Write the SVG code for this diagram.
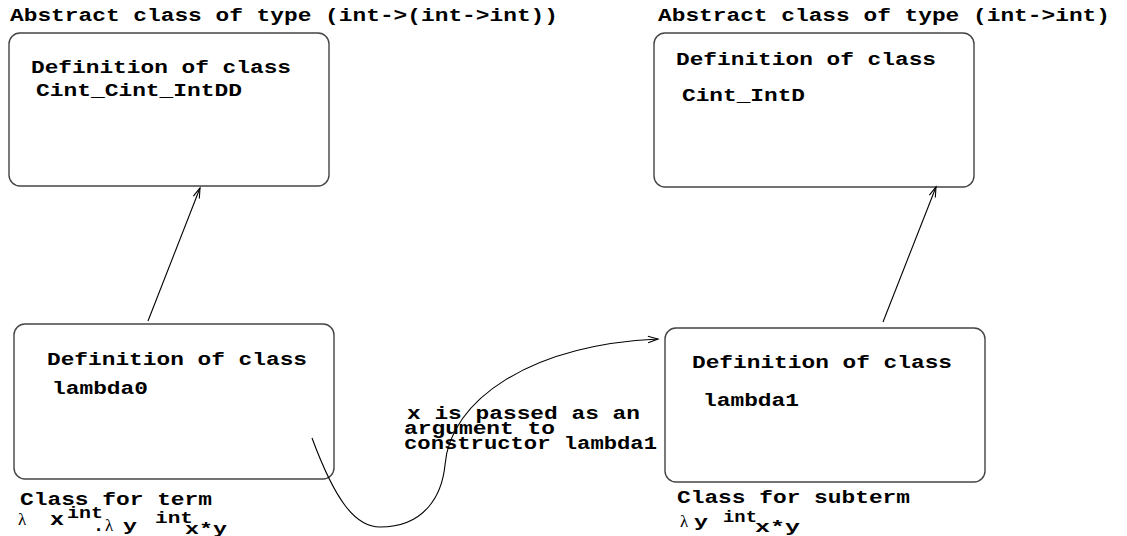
<svg xmlns="http://www.w3.org/2000/svg" width="1127" height="536" viewBox="0 0 1127 536">
  <defs>
    <style>
      .box { fill: #fff; stroke: #444; stroke-width: 1.4; }
      .t { font-family: "Liberation Mono", "DejaVu Sans Mono", monospace; font-weight: bold; font-size: 18.5px; fill: #000; }
      .s { font-family: "Liberation Mono", "DejaVu Sans Mono", monospace; font-weight: bold; font-size: 16px; fill: #000; }
      .sym { font-family: "Liberation Serif", "DejaVu Serif", serif; font-size: 17px; fill: #000; }
      .edge { fill: none; stroke: #000; stroke-width: 1.1; }
    </style>
    <marker id="open" markerUnits="userSpaceOnUse" markerWidth="14" markerHeight="10" viewBox="-12 -5 14 10" refX="0" refY="0" orient="auto">
      <path d="M-10,-3.2 L0,0 L-10,3.2" fill="none" stroke="#000" stroke-width="1.1"/>
    </marker>
  </defs>

  <rect width="1127" height="536" fill="#fff"/>

  <!-- type headings -->
  <text class="t" x="10" y="21" textLength="548" lengthAdjust="spacingAndGlyphs">Abstract class of type (int-&gt;(int-&gt;int))</text>
  <text class="t" x="658" y="21" textLength="452" lengthAdjust="spacingAndGlyphs">Abstract class of type (int-&gt;int)</text>

  <g id="cint_cint_intdd">
    <rect class="box" x="9" y="33" width="320" height="153" rx="11"/>
    <text class="t" x="31" y="73" textLength="260" lengthAdjust="spacingAndGlyphs">Definition of class</text>
    <text class="t" x="36" y="96" textLength="206" lengthAdjust="spacingAndGlyphs">Cint_Cint_IntDD</text>
  </g>

  <g id="cint_intd">
    <rect class="box" x="654" y="33" width="320" height="154" rx="11"/>
    <text class="t" x="676" y="65" textLength="260" lengthAdjust="spacingAndGlyphs">Definition of class</text>
    <text class="t" x="682" y="101" textLength="123" lengthAdjust="spacingAndGlyphs">Cint_IntD</text>
  </g>

  <g id="lambda0">
    <rect class="box" x="14" y="324" width="320" height="155" rx="11"/>
    <text class="t" x="47" y="365" textLength="260" lengthAdjust="spacingAndGlyphs">Definition of class</text>
    <text class="t" x="52" y="394" textLength="96" lengthAdjust="spacingAndGlyphs">lambda0</text>
    <text class="t" x="20" y="505" textLength="192" lengthAdjust="spacingAndGlyphs">Class for term</text>
    <text class="sym" x="18" y="525">λ</text>
    <text class="t" x="50" y="525" textLength="14" lengthAdjust="spacingAndGlyphs">x</text>
    <text class="s" x="67" y="518" textLength="36" lengthAdjust="spacingAndGlyphs">int</text>
    <text class="t" x="93" y="531">.</text>
    <text class="sym" x="105" y="531" font-size="15">λ</text>
    <text class="s" x="123" y="531" textLength="14" lengthAdjust="spacingAndGlyphs">y</text>
    <text class="s" x="155" y="523" textLength="38" lengthAdjust="spacingAndGlyphs">int</text>
    <text class="s" x="185" y="534" textLength="42" lengthAdjust="spacingAndGlyphs">x*y</text>
  </g>

  <g id="lambda1">
    <rect class="box" x="665" y="328" width="320" height="154" rx="11"/>
    <text class="t" x="692" y="368" textLength="260" lengthAdjust="spacingAndGlyphs">Definition of class</text>
    <text class="t" x="703" y="406" textLength="96" lengthAdjust="spacingAndGlyphs">lambda1</text>
    <text class="t" x="677" y="503" textLength="233" lengthAdjust="spacingAndGlyphs">Class for subterm</text>
    <text class="sym" x="680" y="527" font-size="15">λ</text>
    <text class="s" x="694" y="527" textLength="14" lengthAdjust="spacingAndGlyphs">y</text>
    <text class="s" x="723" y="522" textLength="34" lengthAdjust="spacingAndGlyphs">int</text>
    <text class="s" x="755" y="532" textLength="45" lengthAdjust="spacingAndGlyphs">x*y</text>
  </g>

  <g id="connectors">
    <line class="edge" x1="148" y1="321" x2="200" y2="188" marker-end="url(#open)"/>
    <line class="edge" x1="883" y1="322" x2="936" y2="187" marker-end="url(#open)"/>
    <path class="edge" d="M312,438 C335,500 355,527 380,527 C425,527 442,495 445,465 C450,400 530,345 658,339" marker-end="url(#open)"/>
    <text class="t" x="407" y="419" textLength="233" lengthAdjust="spacingAndGlyphs">x is passed as an</text>
    <text class="t" x="404" y="434" textLength="151" lengthAdjust="spacingAndGlyphs">argument to</text>
    <text class="t" x="404" y="449" textLength="253" lengthAdjust="spacingAndGlyphs">constructor lambda1</text>
  </g>
</svg>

-*-*-

## Aim of the task
Images in the data above are to be skipped. Retype all other material exactly.

## Solution to the problem
Write the SVG code for this diagram.
<svg xmlns="http://www.w3.org/2000/svg" width="1127" height="536" viewBox="0 0 1127 536">
  <defs>
    <style>
      .box { fill: #fff; stroke: #444; stroke-width: 1.4; }
      .t { font-family: "Liberation Mono", "DejaVu Sans Mono", monospace; font-weight: bold; font-size: 18.5px; fill: #000; }
      .s { font-family: "Liberation Mono", "DejaVu Sans Mono", monospace; font-weight: bold; font-size: 16px; fill: #000; }
      .sym { font-family: "Liberation Serif", "DejaVu Serif", serif; font-size: 17px; fill: #000; }
      .edge { fill: none; stroke: #000; stroke-width: 1.1; }
    </style>
    <marker id="open" markerUnits="userSpaceOnUse" markerWidth="14" markerHeight="10" viewBox="-12 -5 14 10" refX="0" refY="0" orient="auto">
      <path d="M-10,-3.2 L0,0 L-10,3.2" fill="none" stroke="#000" stroke-width="1.1"/>
    </marker>
  </defs>

  <rect width="1127" height="536" fill="#fff"/>

  <!-- type headings -->
  <text class="t" x="10" y="21" textLength="548" lengthAdjust="spacingAndGlyphs">Abstract class of type (int-&gt;(int-&gt;int))</text>
  <text class="t" x="658" y="21" textLength="452" lengthAdjust="spacingAndGlyphs">Abstract class of type (int-&gt;int)</text>

  <g id="cint_cint_intdd">
    <rect class="box" x="9" y="33" width="320" height="153" rx="11"/>
    <text class="t" x="31" y="73" textLength="260" lengthAdjust="spacingAndGlyphs">Definition of class</text>
    <text class="t" x="36" y="96" textLength="206" lengthAdjust="spacingAndGlyphs">Cint_Cint_IntDD</text>
  </g>

  <g id="cint_intd">
    <rect class="box" x="654" y="33" width="320" height="154" rx="11"/>
    <text class="t" x="676" y="65" textLength="260" lengthAdjust="spacingAndGlyphs">Definition of class</text>
    <text class="t" x="682" y="101" textLength="123" lengthAdjust="spacingAndGlyphs">Cint_IntD</text>
  </g>

  <g id="lambda0">
    <rect class="box" x="14" y="324" width="320" height="155" rx="11"/>
    <text class="t" x="47" y="365" textLength="260" lengthAdjust="spacingAndGlyphs">Definition of class</text>
    <text class="t" x="52" y="394" textLength="96" lengthAdjust="spacingAndGlyphs">lambda0</text>
    <text class="t" x="20" y="505" textLength="192" lengthAdjust="spacingAndGlyphs">Class for term</text>
    <text class="sym" x="18" y="525">λ</text>
    <text class="t" x="50" y="525" textLength="14" lengthAdjust="spacingAndGlyphs">x</text>
    <text class="s" x="67" y="518" textLength="36" lengthAdjust="spacingAndGlyphs">int</text>
    <text class="t" x="93" y="531">.</text>
    <text class="sym" x="105" y="531" font-size="15">λ</text>
    <text class="s" x="123" y="531" textLength="14" lengthAdjust="spacingAndGlyphs">y</text>
    <text class="s" x="155" y="523" textLength="38" lengthAdjust="spacingAndGlyphs">int</text>
    <text class="s" x="185" y="534" textLength="42" lengthAdjust="spacingAndGlyphs">x*y</text>
  </g>

  <g id="lambda1">
    <rect class="box" x="665" y="328" width="320" height="154" rx="11"/>
    <text class="t" x="692" y="368" textLength="260" lengthAdjust="spacingAndGlyphs">Definition of class</text>
    <text class="t" x="703" y="406" textLength="96" lengthAdjust="spacingAndGlyphs">lambda1</text>
    <text class="t" x="677" y="503" textLength="233" lengthAdjust="spacingAndGlyphs">Class for subterm</text>
    <text class="sym" x="680" y="527" font-size="15">λ</text>
    <text class="s" x="694" y="527" textLength="14" lengthAdjust="spacingAndGlyphs">y</text>
    <text class="s" x="723" y="522" textLength="34" lengthAdjust="spacingAndGlyphs">int</text>
    <text class="s" x="755" y="532" textLength="45" lengthAdjust="spacingAndGlyphs">x*y</text>
  </g>

  <g id="connectors">
    <line class="edge" x1="148" y1="321" x2="200" y2="188" marker-end="url(#open)"/>
    <line class="edge" x1="883" y1="322" x2="936" y2="187" marker-end="url(#open)"/>
    <path class="edge" d="M312,438 C335,500 355,527 380,527 C425,527 442,495 445,465 C450,400 530,345 658,339" marker-end="url(#open)"/>
    <text class="t" x="407" y="419" textLength="233" lengthAdjust="spacingAndGlyphs">x is passed as an</text>
    <text class="t" x="404" y="434" textLength="151" lengthAdjust="spacingAndGlyphs">argument to</text>
    <text class="t" x="404" y="449" textLength="253" lengthAdjust="spacingAndGlyphs">constructor lambda1</text>
  </g>
</svg>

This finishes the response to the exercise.